Written instruction - Pick out each line below containing "code".

Recorded data -
= = =
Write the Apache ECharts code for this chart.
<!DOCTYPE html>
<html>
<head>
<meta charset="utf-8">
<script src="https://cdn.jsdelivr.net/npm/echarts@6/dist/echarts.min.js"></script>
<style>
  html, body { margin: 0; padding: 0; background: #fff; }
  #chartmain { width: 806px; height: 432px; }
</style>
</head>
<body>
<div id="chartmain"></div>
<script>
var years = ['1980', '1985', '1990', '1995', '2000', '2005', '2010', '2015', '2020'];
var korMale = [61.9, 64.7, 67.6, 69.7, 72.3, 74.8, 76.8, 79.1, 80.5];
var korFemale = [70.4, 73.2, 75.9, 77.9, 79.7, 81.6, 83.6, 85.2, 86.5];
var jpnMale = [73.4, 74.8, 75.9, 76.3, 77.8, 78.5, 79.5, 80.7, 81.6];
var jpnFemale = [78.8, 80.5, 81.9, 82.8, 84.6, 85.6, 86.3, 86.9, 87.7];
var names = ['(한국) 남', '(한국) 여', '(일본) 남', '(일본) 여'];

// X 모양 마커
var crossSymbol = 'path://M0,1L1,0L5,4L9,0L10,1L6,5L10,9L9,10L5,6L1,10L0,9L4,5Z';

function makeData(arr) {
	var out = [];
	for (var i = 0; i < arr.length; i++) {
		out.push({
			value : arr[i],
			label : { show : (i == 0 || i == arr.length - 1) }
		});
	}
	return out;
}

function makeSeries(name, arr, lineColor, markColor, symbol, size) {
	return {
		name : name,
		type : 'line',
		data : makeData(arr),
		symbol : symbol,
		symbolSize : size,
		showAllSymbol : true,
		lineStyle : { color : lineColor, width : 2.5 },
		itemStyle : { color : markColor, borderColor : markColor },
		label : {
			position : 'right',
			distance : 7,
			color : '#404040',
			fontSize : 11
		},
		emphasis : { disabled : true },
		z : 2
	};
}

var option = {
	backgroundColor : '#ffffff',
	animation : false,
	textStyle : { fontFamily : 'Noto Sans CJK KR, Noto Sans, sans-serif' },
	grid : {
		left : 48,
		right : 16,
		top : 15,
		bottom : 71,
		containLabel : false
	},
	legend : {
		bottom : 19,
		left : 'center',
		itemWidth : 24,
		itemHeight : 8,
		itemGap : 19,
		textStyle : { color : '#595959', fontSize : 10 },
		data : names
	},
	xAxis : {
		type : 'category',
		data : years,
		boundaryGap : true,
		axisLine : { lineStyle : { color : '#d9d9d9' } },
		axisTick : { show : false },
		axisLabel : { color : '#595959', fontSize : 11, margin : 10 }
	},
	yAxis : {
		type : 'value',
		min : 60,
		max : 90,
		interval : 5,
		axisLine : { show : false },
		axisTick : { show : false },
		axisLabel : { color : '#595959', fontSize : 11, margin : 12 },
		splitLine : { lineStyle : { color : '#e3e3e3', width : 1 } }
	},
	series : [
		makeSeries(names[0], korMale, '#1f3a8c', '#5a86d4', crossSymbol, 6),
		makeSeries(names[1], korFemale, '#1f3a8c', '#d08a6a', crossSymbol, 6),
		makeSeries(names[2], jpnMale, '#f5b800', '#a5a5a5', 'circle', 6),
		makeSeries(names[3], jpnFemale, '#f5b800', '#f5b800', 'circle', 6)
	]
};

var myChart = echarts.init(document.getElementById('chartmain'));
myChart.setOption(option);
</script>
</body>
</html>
= = =
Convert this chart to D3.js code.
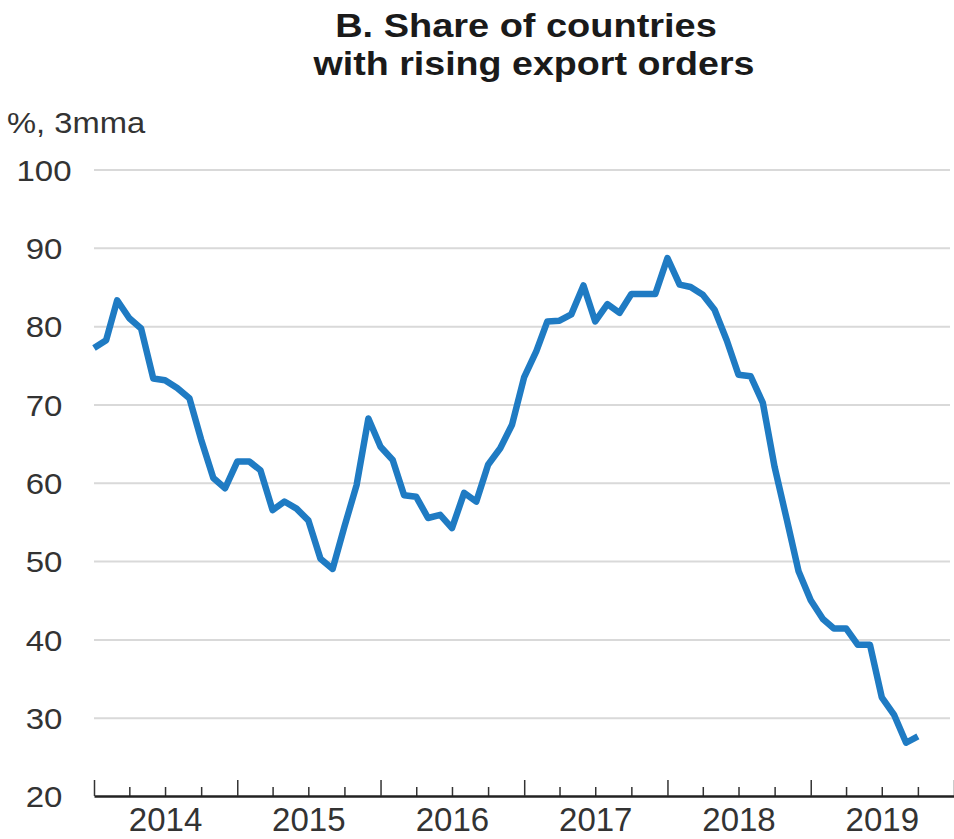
= = =
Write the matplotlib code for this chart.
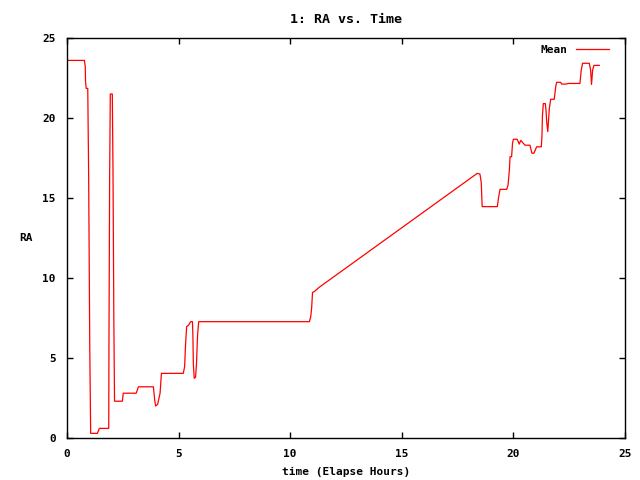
= = =
Full solution -
Write the Apache ECharts code for this chart.
Convert this chart to D3.js code.
Write the matplotlib code for this chart.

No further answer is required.